§ WHAT TO DO: Reproduce all of the data below without alteration; exclude every picture.

Stored entries
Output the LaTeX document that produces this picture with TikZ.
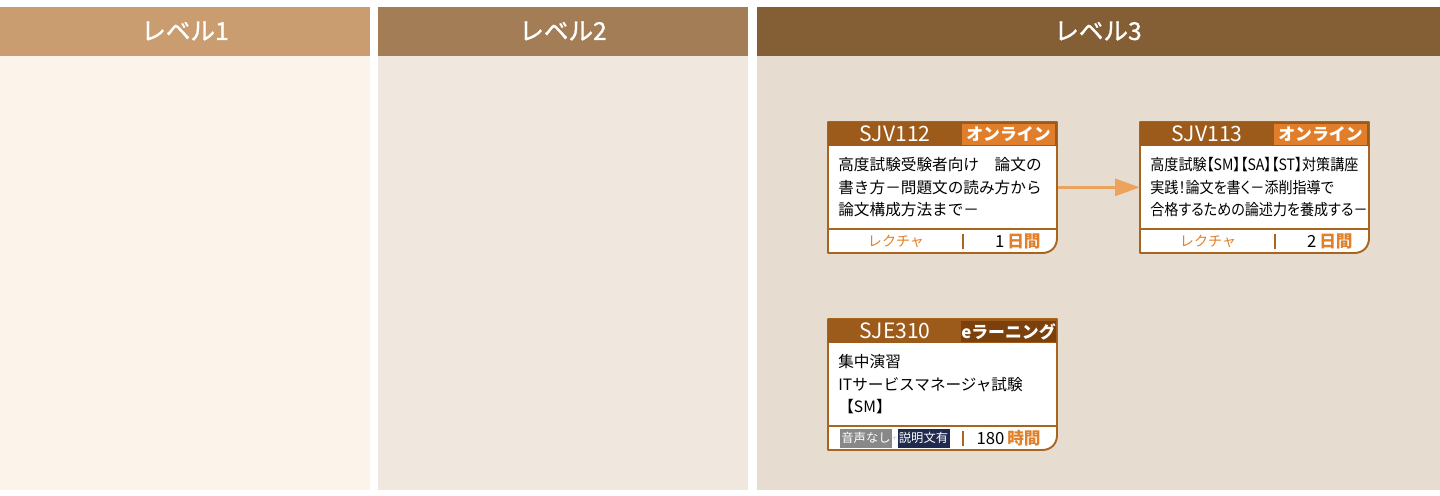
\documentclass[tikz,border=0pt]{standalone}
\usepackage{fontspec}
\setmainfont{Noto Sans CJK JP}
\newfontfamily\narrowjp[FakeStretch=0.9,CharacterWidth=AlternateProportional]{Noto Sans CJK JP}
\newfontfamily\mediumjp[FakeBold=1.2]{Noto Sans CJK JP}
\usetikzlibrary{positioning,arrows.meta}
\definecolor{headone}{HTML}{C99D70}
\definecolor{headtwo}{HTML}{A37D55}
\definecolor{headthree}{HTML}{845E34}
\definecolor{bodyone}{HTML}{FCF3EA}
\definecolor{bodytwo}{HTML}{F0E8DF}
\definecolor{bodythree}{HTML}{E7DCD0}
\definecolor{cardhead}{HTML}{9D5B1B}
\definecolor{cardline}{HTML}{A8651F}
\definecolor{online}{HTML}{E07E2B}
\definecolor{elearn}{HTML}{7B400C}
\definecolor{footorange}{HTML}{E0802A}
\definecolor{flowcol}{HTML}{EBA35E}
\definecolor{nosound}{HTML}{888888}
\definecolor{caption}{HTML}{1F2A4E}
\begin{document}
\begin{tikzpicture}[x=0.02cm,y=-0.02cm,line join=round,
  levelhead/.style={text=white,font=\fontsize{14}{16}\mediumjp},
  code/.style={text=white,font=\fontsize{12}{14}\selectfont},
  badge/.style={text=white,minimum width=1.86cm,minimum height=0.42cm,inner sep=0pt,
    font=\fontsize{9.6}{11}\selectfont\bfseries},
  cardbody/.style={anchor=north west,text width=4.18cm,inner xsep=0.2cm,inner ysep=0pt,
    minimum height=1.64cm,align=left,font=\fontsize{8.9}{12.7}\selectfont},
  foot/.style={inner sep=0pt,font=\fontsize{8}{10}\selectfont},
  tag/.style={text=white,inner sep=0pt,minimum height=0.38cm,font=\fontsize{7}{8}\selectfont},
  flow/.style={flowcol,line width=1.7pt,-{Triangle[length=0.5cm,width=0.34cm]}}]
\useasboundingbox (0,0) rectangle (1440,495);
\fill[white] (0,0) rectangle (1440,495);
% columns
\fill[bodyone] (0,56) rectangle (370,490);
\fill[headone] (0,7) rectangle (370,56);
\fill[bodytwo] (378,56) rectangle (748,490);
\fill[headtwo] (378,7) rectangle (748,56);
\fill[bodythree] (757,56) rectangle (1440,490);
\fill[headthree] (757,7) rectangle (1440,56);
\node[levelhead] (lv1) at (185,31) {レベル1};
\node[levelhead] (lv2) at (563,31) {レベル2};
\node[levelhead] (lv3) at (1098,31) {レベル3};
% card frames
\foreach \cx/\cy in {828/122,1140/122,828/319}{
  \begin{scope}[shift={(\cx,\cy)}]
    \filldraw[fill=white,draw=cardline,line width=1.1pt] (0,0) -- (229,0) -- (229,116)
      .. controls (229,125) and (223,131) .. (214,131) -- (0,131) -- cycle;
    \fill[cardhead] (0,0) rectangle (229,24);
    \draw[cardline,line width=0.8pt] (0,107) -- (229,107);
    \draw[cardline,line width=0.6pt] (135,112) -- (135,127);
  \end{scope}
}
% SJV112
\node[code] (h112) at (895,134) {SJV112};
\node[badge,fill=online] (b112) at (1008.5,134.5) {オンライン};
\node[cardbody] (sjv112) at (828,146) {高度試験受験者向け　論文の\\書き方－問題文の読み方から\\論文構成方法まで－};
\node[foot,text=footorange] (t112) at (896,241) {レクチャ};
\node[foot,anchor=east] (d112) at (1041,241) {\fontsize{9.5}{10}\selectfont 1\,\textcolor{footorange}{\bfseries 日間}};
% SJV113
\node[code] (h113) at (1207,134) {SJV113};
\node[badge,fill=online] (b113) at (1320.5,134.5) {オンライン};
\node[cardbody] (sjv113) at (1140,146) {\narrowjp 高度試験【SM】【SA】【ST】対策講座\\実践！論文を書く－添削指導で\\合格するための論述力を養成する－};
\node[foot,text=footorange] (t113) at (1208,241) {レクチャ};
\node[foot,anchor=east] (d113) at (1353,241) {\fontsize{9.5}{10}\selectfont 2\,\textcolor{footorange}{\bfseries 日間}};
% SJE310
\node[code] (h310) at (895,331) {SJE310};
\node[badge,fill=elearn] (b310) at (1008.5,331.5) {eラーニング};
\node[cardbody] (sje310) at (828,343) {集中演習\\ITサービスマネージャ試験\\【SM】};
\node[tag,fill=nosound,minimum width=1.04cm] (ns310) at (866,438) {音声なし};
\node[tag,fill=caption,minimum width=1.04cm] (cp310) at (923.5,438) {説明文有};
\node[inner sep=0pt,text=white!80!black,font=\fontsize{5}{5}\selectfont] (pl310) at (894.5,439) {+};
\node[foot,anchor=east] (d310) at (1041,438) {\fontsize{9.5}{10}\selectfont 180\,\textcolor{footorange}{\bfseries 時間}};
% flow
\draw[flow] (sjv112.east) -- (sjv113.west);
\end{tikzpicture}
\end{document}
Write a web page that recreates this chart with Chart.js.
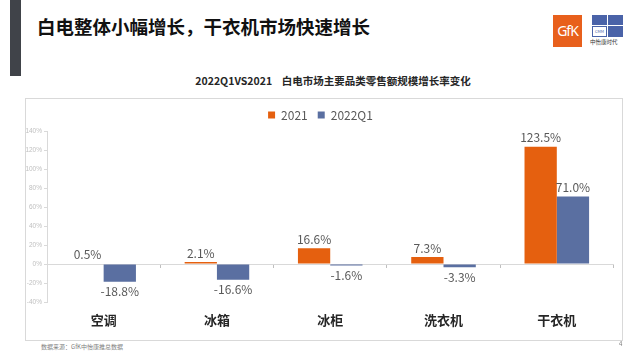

§ ANSWER FOR THE TASK:
Output the LaTeX document that produces this picture with TikZ.
\documentclass[tikz,border=0pt]{standalone}
\usepackage{fontspec}
\setmainfont{Noto Sans CJK JP}
\newfontfamily\narrowjp[FakeStretch=0.9,CharacterWidth=AlternateProportional]{Noto Sans CJK JP}
\newfontfamily\mediumjp[FakeBold=1.2]{Noto Sans CJK JP}
\usetikzlibrary{positioning,arrows.meta}
\definecolor{headone}{HTML}{C99D70}
\definecolor{headtwo}{HTML}{A37D55}
\definecolor{headthree}{HTML}{845E34}
\definecolor{bodyone}{HTML}{FCF3EA}
\definecolor{bodytwo}{HTML}{F0E8DF}
\definecolor{bodythree}{HTML}{E7DCD0}
\definecolor{cardhead}{HTML}{9D5B1B}
\definecolor{cardline}{HTML}{A8651F}
\definecolor{online}{HTML}{E07E2B}
\definecolor{elearn}{HTML}{7B400C}
\definecolor{footorange}{HTML}{E0802A}
\definecolor{flowcol}{HTML}{EBA35E}
\definecolor{nosound}{HTML}{888888}
\definecolor{caption}{HTML}{1F2A4E}
\begin{document}
\begin{tikzpicture}[x=0.02cm,y=-0.02cm,line join=round,
  levelhead/.style={text=white,font=\fontsize{14}{16}\mediumjp},
  code/.style={text=white,font=\fontsize{12}{14}\selectfont},
  badge/.style={text=white,minimum width=1.86cm,minimum height=0.42cm,inner sep=0pt,
    font=\fontsize{9.6}{11}\selectfont\bfseries},
  cardbody/.style={anchor=north west,text width=4.18cm,inner xsep=0.2cm,inner ysep=0pt,
    minimum height=1.64cm,align=left,font=\fontsize{8.9}{12.7}\selectfont},
  foot/.style={inner sep=0pt,font=\fontsize{8}{10}\selectfont},
  tag/.style={text=white,inner sep=0pt,minimum height=0.38cm,font=\fontsize{7}{8}\selectfont},
  flow/.style={flowcol,line width=1.7pt,-{Triangle[length=0.5cm,width=0.34cm]}}]
\useasboundingbox (0,0) rectangle (1440,495);
\fill[white] (0,0) rectangle (1440,495);
% columns
\fill[bodyone] (0,56) rectangle (370,490);
\fill[headone] (0,7) rectangle (370,56);
\fill[bodytwo] (378,56) rectangle (748,490);
\fill[headtwo] (378,7) rectangle (748,56);
\fill[bodythree] (757,56) rectangle (1440,490);
\fill[headthree] (757,7) rectangle (1440,56);
\node[levelhead] (lv1) at (185,31) {レベル1};
\node[levelhead] (lv2) at (563,31) {レベル2};
\node[levelhead] (lv3) at (1098,31) {レベル3};
% card frames
\foreach \cx/\cy in {828/122,1140/122,828/319}{
  \begin{scope}[shift={(\cx,\cy)}]
    \filldraw[fill=white,draw=cardline,line width=1.1pt] (0,0) -- (229,0) -- (229,116)
      .. controls (229,125) and (223,131) .. (214,131) -- (0,131) -- cycle;
    \fill[cardhead] (0,0) rectangle (229,24);
    \draw[cardline,line width=0.8pt] (0,107) -- (229,107);
    \draw[cardline,line width=0.6pt] (135,112) -- (135,127);
  \end{scope}
}
% SJV112
\node[code] (h112) at (895,134) {SJV112};
\node[badge,fill=online] (b112) at (1008.5,134.5) {オンライン};
\node[cardbody] (sjv112) at (828,146) {高度試験受験者向け　論文の\\書き方－問題文の読み方から\\論文構成方法まで－};
\node[foot,text=footorange] (t112) at (896,241) {レクチャ};
\node[foot,anchor=east] (d112) at (1041,241) {\fontsize{9.5}{10}\selectfont 1\,\textcolor{footorange}{\bfseries 日間}};
% SJV113
\node[code] (h113) at (1207,134) {SJV113};
\node[badge,fill=online] (b113) at (1320.5,134.5) {オンライン};
\node[cardbody] (sjv113) at (1140,146) {\narrowjp 高度試験【SM】【SA】【ST】対策講座\\実践！論文を書く－添削指導で\\合格するための論述力を養成する－};
\node[foot,text=footorange] (t113) at (1208,241) {レクチャ};
\node[foot,anchor=east] (d113) at (1353,241) {\fontsize{9.5}{10}\selectfont 2\,\textcolor{footorange}{\bfseries 日間}};
% SJE310
\node[code] (h310) at (895,331) {SJE310};
\node[badge,fill=elearn] (b310) at (1008.5,331.5) {eラーニング};
\node[cardbody] (sje310) at (828,343) {集中演習\\ITサービスマネージャ試験\\【SM】};
\node[tag,fill=nosound,minimum width=1.04cm] (ns310) at (866,438) {音声なし};
\node[tag,fill=caption,minimum width=1.04cm] (cp310) at (923.5,438) {説明文有};
\node[inner sep=0pt,text=white!80!black,font=\fontsize{5}{5}\selectfont] (pl310) at (894.5,439) {+};
\node[foot,anchor=east] (d310) at (1041,438) {\fontsize{9.5}{10}\selectfont 180\,\textcolor{footorange}{\bfseries 時間}};
% flow
\draw[flow] (sjv112.east) -- (sjv113.west);
\end{tikzpicture}
\end{document}
Write a web page that recreates this chart with Chart.js.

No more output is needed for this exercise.